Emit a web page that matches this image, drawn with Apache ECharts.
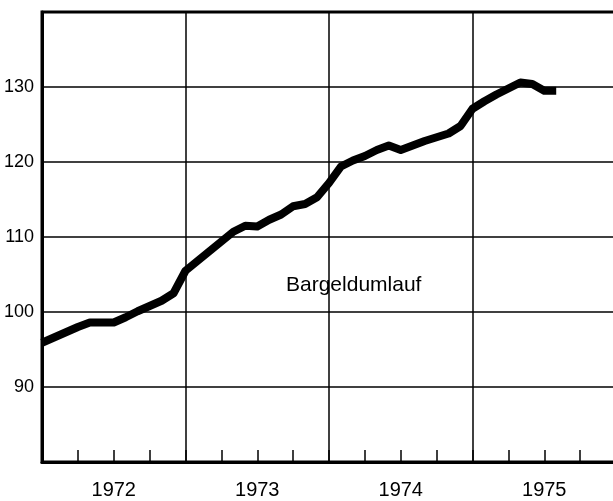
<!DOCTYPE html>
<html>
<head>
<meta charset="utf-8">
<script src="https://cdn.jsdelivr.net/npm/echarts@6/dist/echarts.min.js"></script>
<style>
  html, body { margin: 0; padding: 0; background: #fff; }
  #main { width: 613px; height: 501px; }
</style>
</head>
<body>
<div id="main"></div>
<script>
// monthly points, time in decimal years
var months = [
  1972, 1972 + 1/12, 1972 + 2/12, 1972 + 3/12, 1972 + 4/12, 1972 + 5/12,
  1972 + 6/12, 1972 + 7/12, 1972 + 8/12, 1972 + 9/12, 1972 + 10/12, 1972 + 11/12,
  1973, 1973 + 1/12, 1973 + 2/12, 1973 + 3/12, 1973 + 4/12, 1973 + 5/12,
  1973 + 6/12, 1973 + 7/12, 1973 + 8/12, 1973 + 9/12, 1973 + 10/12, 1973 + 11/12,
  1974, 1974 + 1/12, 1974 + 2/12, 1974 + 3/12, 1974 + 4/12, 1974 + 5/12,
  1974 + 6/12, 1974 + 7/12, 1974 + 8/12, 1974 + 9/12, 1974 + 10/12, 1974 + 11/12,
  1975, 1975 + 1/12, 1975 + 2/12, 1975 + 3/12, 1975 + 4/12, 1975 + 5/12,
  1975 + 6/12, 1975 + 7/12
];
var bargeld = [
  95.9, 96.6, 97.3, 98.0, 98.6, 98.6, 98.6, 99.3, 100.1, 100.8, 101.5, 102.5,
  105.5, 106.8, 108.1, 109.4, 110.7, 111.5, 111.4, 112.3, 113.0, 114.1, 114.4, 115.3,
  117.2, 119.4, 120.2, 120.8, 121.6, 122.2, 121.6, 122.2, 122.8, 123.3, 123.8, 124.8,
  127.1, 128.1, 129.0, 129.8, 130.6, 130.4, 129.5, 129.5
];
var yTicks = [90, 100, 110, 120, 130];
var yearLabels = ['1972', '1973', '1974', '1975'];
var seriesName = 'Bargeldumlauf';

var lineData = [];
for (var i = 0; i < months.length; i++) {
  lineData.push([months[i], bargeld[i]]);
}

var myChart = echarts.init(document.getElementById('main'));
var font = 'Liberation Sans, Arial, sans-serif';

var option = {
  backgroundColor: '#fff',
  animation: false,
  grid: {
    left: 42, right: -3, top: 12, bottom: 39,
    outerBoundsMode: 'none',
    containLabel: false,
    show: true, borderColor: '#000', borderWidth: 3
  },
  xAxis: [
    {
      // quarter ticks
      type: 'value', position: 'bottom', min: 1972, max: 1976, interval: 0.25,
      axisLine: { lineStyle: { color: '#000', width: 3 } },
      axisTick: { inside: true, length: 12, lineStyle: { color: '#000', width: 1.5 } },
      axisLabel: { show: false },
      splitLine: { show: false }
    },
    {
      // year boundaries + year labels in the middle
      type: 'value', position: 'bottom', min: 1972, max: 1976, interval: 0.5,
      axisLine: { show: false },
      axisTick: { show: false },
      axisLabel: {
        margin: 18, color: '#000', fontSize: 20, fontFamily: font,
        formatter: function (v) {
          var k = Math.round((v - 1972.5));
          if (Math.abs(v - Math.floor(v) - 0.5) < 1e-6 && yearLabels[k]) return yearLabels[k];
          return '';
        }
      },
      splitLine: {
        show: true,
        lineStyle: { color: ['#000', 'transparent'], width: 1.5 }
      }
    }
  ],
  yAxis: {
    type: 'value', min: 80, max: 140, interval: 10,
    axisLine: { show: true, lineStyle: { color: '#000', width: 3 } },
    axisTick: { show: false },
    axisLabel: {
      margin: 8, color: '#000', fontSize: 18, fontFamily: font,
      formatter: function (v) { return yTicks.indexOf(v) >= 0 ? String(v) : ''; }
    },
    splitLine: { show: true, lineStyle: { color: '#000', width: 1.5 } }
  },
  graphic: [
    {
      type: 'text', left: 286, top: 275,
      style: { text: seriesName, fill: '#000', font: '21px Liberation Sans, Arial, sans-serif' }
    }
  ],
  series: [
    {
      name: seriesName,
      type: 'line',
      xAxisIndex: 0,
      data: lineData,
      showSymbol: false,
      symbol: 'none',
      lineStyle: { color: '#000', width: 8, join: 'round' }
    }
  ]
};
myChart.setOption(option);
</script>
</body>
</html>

··········

> _WHAT IS NEEDED_: Omit every picture, then repeat the remaining data exactly as it appears above.

> _WORKED ANSWER_:
Emit a web page that matches this image, drawn with Apache ECharts.
<!DOCTYPE html>
<html>
<head>
<meta charset="utf-8">
<script src="https://cdn.jsdelivr.net/npm/echarts@6/dist/echarts.min.js"></script>
<style>
  html, body { margin: 0; padding: 0; background: #fff; }
  #main { width: 613px; height: 501px; }
</style>
</head>
<body>
<div id="main"></div>
<script>
// monthly points, time in decimal years
var months = [
  1972, 1972 + 1/12, 1972 + 2/12, 1972 + 3/12, 1972 + 4/12, 1972 + 5/12,
  1972 + 6/12, 1972 + 7/12, 1972 + 8/12, 1972 + 9/12, 1972 + 10/12, 1972 + 11/12,
  1973, 1973 + 1/12, 1973 + 2/12, 1973 + 3/12, 1973 + 4/12, 1973 + 5/12,
  1973 + 6/12, 1973 + 7/12, 1973 + 8/12, 1973 + 9/12, 1973 + 10/12, 1973 + 11/12,
  1974, 1974 + 1/12, 1974 + 2/12, 1974 + 3/12, 1974 + 4/12, 1974 + 5/12,
  1974 + 6/12, 1974 + 7/12, 1974 + 8/12, 1974 + 9/12, 1974 + 10/12, 1974 + 11/12,
  1975, 1975 + 1/12, 1975 + 2/12, 1975 + 3/12, 1975 + 4/12, 1975 + 5/12,
  1975 + 6/12, 1975 + 7/12
];
var bargeld = [
  95.9, 96.6, 97.3, 98.0, 98.6, 98.6, 98.6, 99.3, 100.1, 100.8, 101.5, 102.5,
  105.5, 106.8, 108.1, 109.4, 110.7, 111.5, 111.4, 112.3, 113.0, 114.1, 114.4, 115.3,
  117.2, 119.4, 120.2, 120.8, 121.6, 122.2, 121.6, 122.2, 122.8, 123.3, 123.8, 124.8,
  127.1, 128.1, 129.0, 129.8, 130.6, 130.4, 129.5, 129.5
];
var yTicks = [90, 100, 110, 120, 130];
var yearLabels = ['1972', '1973', '1974', '1975'];
var seriesName = 'Bargeldumlauf';

var lineData = [];
for (var i = 0; i < months.length; i++) {
  lineData.push([months[i], bargeld[i]]);
}

var myChart = echarts.init(document.getElementById('main'));
var font = 'Liberation Sans, Arial, sans-serif';

var option = {
  backgroundColor: '#fff',
  animation: false,
  grid: {
    left: 42, right: -3, top: 12, bottom: 39,
    outerBoundsMode: 'none',
    containLabel: false,
    show: true, borderColor: '#000', borderWidth: 3
  },
  xAxis: [
    {
      // quarter ticks
      type: 'value', position: 'bottom', min: 1972, max: 1976, interval: 0.25,
      axisLine: { lineStyle: { color: '#000', width: 3 } },
      axisTick: { inside: true, length: 12, lineStyle: { color: '#000', width: 1.5 } },
      axisLabel: { show: false },
      splitLine: { show: false }
    },
    {
      // year boundaries + year labels in the middle
      type: 'value', position: 'bottom', min: 1972, max: 1976, interval: 0.5,
      axisLine: { show: false },
      axisTick: { show: false },
      axisLabel: {
        margin: 18, color: '#000', fontSize: 20, fontFamily: font,
        formatter: function (v) {
          var k = Math.round((v - 1972.5));
          if (Math.abs(v - Math.floor(v) - 0.5) < 1e-6 && yearLabels[k]) return yearLabels[k];
          return '';
        }
      },
      splitLine: {
        show: true,
        lineStyle: { color: ['#000', 'transparent'], width: 1.5 }
      }
    }
  ],
  yAxis: {
    type: 'value', min: 80, max: 140, interval: 10,
    axisLine: { show: true, lineStyle: { color: '#000', width: 3 } },
    axisTick: { show: false },
    axisLabel: {
      margin: 8, color: '#000', fontSize: 18, fontFamily: font,
      formatter: function (v) { return yTicks.indexOf(v) >= 0 ? String(v) : ''; }
    },
    splitLine: { show: true, lineStyle: { color: '#000', width: 1.5 } }
  },
  graphic: [
    {
      type: 'text', left: 286, top: 275,
      style: { text: seriesName, fill: '#000', font: '21px Liberation Sans, Arial, sans-serif' }
    }
  ],
  series: [
    {
      name: seriesName,
      type: 'line',
      xAxisIndex: 0,
      data: lineData,
      showSymbol: false,
      symbol: 'none',
      lineStyle: { color: '#000', width: 8, join: 'round' }
    }
  ]
};
myChart.setOption(option);
</script>
</body>
</html>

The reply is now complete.